Task directions ::
From the listing below, output the lines between the one with "Recreate this image" and the one with "(title) at (484,23.5)", including those two, and nothing else. Pictures are not copied.

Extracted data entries
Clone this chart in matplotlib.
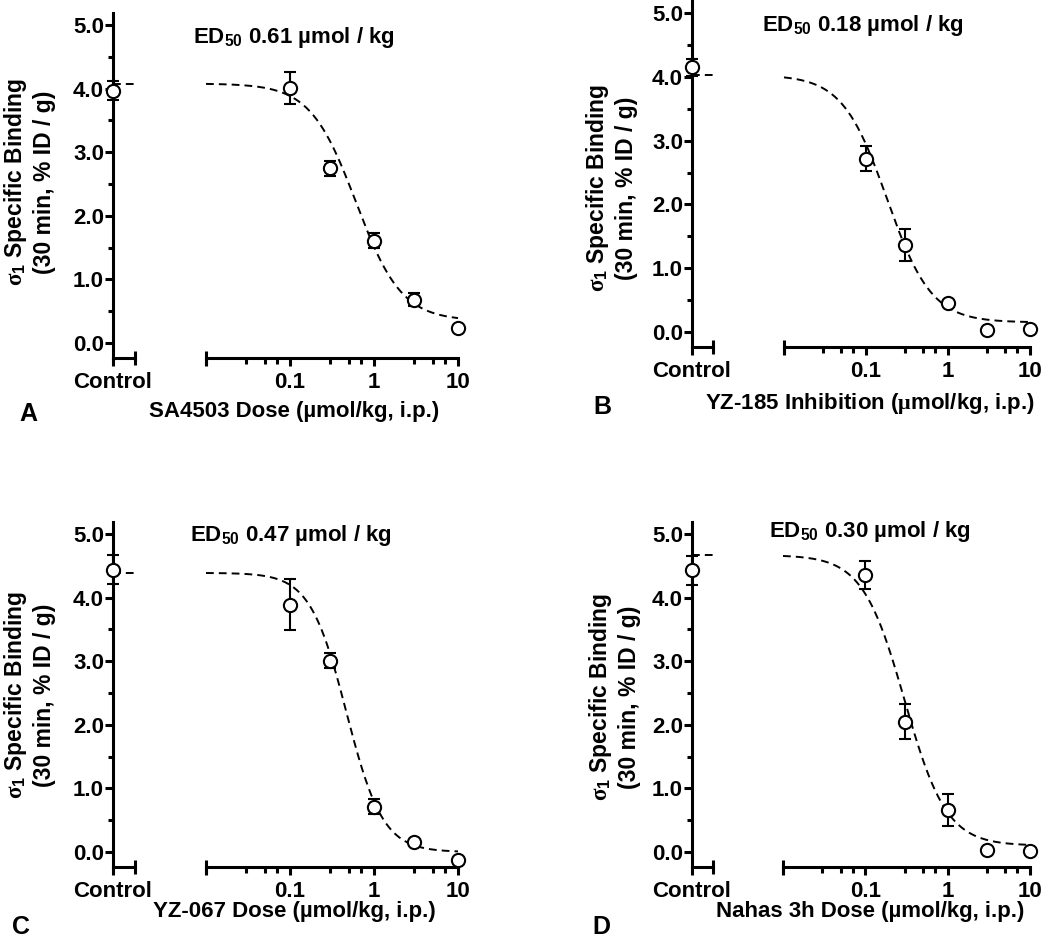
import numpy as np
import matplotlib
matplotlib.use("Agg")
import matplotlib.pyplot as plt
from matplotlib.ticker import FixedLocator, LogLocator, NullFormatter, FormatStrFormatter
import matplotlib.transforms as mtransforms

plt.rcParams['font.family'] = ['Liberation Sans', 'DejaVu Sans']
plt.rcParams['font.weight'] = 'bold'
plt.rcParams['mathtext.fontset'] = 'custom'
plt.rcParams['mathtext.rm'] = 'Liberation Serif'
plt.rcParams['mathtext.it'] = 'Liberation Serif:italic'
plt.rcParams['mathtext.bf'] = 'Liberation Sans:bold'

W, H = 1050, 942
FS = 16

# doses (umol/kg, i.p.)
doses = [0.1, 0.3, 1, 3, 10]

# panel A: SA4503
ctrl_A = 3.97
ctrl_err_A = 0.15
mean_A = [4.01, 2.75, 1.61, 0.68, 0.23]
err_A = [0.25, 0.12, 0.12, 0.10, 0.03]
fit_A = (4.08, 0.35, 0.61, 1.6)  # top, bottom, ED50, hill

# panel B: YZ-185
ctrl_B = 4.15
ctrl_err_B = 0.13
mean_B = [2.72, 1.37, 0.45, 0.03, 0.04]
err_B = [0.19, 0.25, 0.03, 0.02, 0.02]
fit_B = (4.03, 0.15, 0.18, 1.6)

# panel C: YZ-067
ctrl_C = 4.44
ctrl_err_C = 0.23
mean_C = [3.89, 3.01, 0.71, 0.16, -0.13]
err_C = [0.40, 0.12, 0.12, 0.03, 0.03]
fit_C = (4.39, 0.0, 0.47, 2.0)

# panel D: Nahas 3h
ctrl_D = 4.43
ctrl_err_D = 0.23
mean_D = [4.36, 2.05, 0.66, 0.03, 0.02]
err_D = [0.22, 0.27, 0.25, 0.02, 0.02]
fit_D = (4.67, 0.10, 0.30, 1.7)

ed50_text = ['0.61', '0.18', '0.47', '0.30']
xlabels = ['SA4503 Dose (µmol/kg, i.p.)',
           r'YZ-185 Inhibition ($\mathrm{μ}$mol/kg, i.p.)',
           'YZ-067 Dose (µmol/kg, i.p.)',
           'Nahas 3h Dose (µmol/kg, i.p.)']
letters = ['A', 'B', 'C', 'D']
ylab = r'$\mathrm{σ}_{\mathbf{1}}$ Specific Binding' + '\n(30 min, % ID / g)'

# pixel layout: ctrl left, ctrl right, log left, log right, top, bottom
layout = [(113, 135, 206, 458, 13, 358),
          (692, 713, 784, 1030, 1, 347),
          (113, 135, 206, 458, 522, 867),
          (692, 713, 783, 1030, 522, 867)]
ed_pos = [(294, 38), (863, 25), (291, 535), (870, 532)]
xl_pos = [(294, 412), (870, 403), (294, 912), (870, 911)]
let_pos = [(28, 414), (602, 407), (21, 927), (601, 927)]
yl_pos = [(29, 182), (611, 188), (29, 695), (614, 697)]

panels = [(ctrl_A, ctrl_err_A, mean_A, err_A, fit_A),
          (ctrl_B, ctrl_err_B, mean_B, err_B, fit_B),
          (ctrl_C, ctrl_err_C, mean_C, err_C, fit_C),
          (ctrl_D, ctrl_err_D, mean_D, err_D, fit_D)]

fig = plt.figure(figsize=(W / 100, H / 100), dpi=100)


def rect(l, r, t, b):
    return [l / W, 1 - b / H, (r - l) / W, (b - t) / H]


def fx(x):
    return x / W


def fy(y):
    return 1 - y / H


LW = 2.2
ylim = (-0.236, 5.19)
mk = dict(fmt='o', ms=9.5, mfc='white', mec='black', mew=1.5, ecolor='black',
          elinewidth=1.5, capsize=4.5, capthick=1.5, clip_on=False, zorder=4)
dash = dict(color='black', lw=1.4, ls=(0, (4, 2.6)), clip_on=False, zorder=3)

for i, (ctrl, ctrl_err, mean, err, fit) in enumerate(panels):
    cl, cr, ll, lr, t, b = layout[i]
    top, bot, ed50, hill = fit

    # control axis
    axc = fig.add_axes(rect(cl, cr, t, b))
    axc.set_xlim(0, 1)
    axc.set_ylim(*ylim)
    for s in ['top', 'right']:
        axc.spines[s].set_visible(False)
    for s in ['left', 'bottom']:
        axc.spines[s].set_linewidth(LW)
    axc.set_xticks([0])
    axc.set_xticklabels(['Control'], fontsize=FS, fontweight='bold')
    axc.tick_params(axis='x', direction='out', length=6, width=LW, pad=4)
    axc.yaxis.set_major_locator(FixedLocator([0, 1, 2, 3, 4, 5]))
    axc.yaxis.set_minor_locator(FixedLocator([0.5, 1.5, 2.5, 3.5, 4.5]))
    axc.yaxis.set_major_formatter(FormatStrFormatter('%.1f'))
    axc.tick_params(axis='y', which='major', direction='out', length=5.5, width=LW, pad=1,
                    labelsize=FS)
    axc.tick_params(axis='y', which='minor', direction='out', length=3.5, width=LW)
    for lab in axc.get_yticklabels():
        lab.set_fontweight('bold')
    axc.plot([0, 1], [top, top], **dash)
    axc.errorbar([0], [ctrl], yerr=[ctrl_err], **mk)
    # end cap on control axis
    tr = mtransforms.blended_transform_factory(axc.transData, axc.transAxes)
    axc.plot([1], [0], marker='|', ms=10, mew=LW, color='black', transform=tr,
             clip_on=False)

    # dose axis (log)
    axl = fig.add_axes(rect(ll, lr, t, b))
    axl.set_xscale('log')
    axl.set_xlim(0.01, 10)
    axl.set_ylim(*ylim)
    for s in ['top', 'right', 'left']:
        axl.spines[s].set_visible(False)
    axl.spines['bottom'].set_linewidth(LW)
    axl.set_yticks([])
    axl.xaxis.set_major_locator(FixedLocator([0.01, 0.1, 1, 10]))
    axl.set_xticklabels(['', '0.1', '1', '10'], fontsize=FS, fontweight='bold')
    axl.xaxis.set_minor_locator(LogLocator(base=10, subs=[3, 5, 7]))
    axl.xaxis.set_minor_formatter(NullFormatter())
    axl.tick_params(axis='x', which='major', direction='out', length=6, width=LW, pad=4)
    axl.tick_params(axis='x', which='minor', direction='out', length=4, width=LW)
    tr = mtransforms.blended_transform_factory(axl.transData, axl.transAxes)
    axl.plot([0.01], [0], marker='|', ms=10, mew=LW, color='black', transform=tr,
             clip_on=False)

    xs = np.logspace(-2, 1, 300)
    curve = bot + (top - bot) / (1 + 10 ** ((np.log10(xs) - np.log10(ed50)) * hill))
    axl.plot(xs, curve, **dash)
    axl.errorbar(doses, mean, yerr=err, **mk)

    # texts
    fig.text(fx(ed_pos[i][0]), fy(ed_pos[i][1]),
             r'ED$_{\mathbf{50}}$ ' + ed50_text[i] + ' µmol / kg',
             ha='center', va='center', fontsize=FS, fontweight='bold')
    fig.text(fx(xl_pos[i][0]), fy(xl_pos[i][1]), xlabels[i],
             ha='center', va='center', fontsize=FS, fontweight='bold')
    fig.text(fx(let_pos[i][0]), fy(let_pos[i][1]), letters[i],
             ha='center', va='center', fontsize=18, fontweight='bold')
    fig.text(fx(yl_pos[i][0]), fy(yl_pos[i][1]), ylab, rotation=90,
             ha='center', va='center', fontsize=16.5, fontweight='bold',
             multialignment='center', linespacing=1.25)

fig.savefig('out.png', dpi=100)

==

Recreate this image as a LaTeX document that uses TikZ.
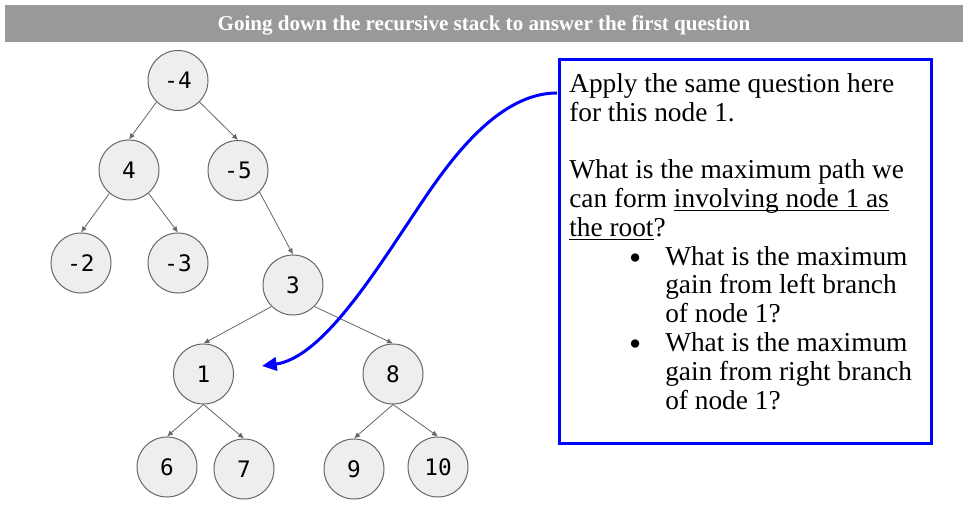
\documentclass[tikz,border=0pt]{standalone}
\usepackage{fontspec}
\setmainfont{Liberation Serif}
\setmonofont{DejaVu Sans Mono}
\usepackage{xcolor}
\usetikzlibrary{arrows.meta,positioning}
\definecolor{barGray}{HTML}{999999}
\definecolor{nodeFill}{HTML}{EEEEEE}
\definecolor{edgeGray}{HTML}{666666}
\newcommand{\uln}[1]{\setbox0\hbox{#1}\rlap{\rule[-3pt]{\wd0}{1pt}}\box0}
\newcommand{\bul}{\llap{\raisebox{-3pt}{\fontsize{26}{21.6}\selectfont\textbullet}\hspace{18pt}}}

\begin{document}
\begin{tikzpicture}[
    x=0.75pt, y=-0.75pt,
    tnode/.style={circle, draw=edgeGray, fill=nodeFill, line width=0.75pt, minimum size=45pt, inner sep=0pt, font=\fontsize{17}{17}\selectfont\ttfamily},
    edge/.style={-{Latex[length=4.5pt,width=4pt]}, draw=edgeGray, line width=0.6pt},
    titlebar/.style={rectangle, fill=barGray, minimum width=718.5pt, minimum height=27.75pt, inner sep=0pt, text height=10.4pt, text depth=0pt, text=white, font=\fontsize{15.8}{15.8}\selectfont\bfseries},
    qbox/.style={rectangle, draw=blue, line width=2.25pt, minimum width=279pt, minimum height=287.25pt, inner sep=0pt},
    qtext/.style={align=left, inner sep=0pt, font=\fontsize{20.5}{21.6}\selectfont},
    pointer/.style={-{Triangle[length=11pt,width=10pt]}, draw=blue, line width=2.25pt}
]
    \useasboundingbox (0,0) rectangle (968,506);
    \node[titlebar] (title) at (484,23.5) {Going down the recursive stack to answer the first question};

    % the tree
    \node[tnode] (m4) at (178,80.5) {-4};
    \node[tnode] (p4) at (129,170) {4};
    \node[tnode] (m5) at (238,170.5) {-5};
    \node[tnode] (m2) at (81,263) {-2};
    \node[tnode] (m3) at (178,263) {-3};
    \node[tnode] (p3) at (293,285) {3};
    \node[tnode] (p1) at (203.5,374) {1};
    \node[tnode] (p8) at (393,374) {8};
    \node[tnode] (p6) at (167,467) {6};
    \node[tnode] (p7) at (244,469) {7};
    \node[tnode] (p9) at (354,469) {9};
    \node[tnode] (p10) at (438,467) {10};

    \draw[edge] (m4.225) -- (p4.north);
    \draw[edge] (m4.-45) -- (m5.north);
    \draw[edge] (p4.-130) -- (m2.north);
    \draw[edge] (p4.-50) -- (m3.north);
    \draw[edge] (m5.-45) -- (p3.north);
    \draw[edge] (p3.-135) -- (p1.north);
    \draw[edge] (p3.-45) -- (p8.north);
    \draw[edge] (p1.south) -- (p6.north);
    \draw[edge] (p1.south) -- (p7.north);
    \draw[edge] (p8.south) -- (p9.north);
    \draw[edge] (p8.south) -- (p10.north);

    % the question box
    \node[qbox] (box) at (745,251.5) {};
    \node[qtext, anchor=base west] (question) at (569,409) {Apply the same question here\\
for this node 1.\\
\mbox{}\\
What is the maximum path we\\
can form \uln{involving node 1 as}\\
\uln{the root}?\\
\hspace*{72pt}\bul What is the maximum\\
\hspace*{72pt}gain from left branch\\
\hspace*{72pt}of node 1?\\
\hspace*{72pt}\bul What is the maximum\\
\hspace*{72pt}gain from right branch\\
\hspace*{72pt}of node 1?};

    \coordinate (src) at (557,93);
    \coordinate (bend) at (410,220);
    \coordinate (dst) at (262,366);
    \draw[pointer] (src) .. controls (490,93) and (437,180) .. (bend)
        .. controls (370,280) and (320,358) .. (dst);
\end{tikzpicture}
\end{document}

---

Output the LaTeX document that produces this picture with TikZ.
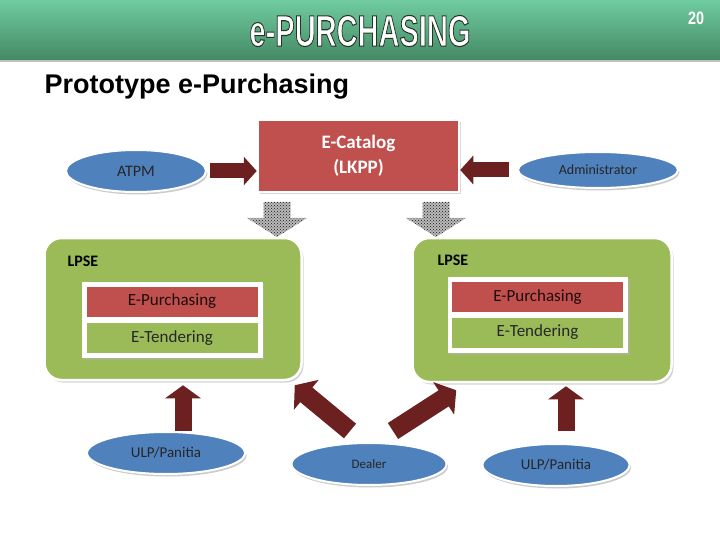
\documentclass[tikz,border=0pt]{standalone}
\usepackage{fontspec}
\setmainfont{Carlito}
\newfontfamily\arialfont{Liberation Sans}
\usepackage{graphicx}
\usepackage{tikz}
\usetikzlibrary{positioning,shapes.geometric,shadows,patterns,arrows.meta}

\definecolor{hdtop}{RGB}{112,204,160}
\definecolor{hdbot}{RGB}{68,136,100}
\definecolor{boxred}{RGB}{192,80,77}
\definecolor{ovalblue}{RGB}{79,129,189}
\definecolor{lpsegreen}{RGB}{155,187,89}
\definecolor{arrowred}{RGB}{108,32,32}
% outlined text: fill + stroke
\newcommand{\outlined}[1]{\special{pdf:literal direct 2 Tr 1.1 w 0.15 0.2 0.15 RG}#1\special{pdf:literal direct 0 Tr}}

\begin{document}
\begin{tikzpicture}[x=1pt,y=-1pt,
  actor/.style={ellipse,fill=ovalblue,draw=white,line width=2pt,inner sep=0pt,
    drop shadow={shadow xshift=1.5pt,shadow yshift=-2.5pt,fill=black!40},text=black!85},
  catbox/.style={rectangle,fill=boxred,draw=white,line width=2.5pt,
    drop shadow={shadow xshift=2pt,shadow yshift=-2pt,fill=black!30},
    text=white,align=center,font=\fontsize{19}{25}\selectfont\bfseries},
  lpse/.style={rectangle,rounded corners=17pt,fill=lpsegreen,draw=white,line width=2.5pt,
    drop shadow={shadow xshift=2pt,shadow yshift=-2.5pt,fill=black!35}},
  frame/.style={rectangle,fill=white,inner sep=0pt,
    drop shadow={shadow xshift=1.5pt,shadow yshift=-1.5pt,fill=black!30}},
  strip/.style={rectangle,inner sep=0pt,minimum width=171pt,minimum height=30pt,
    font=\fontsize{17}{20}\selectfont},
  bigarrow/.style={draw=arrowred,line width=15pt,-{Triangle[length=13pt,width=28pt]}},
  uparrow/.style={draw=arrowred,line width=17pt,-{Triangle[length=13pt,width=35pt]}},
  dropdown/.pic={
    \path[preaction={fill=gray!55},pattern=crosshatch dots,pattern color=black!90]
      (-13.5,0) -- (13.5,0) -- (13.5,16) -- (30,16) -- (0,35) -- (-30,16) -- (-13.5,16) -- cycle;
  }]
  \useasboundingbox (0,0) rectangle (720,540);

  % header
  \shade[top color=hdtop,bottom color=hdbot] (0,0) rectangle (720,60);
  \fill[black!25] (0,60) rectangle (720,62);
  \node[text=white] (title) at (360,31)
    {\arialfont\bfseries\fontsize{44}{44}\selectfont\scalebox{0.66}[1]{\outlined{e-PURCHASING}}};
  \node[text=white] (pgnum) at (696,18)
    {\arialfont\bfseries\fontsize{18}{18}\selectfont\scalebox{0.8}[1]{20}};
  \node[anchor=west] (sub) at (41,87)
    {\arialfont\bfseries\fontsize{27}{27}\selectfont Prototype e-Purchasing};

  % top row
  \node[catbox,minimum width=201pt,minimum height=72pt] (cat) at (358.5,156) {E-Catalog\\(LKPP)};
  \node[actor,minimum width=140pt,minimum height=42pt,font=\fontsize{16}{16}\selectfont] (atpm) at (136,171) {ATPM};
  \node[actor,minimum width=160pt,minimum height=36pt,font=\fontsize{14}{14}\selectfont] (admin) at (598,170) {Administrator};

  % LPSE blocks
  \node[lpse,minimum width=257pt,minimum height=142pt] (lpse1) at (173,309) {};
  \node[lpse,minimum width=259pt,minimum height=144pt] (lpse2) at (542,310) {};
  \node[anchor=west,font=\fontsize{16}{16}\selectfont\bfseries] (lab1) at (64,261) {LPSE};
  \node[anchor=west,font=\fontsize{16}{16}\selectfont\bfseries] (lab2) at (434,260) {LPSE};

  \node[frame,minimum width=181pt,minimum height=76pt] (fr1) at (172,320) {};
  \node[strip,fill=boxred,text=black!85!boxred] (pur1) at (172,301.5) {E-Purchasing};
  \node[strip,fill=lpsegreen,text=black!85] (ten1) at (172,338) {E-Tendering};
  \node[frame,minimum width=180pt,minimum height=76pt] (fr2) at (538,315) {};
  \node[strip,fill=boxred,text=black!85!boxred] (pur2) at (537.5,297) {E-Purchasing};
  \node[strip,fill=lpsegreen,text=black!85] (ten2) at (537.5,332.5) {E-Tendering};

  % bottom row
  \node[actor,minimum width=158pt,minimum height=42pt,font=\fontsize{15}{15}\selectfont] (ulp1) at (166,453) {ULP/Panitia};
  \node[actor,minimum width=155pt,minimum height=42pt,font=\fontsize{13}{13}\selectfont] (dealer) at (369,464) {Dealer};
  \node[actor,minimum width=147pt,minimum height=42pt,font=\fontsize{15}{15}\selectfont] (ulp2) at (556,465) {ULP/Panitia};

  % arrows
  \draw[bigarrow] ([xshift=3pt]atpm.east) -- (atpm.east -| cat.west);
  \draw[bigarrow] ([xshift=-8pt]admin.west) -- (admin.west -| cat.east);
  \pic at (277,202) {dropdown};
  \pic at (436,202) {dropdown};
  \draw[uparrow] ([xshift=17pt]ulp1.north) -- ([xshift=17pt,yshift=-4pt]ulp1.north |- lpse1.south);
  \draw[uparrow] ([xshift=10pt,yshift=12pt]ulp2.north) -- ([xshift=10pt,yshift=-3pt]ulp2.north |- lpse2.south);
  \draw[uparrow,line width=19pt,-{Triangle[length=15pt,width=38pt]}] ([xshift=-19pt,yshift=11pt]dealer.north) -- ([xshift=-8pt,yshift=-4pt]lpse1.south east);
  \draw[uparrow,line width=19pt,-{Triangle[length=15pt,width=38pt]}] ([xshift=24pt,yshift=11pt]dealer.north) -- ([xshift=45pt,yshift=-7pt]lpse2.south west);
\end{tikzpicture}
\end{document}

Solution to the problem ::
Recreate this image as a LaTeX document that uses TikZ.
\documentclass[tikz,border=0pt]{standalone}
\usepackage{fontspec}
\setmainfont{Liberation Serif}
\setmonofont{DejaVu Sans Mono}
\usepackage{xcolor}
\usetikzlibrary{arrows.meta,positioning}
\definecolor{barGray}{HTML}{999999}
\definecolor{nodeFill}{HTML}{EEEEEE}
\definecolor{edgeGray}{HTML}{666666}
\newcommand{\uln}[1]{\setbox0\hbox{#1}\rlap{\rule[-3pt]{\wd0}{1pt}}\box0}
\newcommand{\bul}{\llap{\raisebox{-3pt}{\fontsize{26}{21.6}\selectfont\textbullet}\hspace{18pt}}}

\begin{document}
\begin{tikzpicture}[
    x=0.75pt, y=-0.75pt,
    tnode/.style={circle, draw=edgeGray, fill=nodeFill, line width=0.75pt, minimum size=45pt, inner sep=0pt, font=\fontsize{17}{17}\selectfont\ttfamily},
    edge/.style={-{Latex[length=4.5pt,width=4pt]}, draw=edgeGray, line width=0.6pt},
    titlebar/.style={rectangle, fill=barGray, minimum width=718.5pt, minimum height=27.75pt, inner sep=0pt, text height=10.4pt, text depth=0pt, text=white, font=\fontsize{15.8}{15.8}\selectfont\bfseries},
    qbox/.style={rectangle, draw=blue, line width=2.25pt, minimum width=279pt, minimum height=287.25pt, inner sep=0pt},
    qtext/.style={align=left, inner sep=0pt, font=\fontsize{20.5}{21.6}\selectfont},
    pointer/.style={-{Triangle[length=11pt,width=10pt]}, draw=blue, line width=2.25pt}
]
    \useasboundingbox (0,0) rectangle (968,506);
    \node[titlebar] (title) at (484,23.5) {Going down the recursive stack to answer the first question};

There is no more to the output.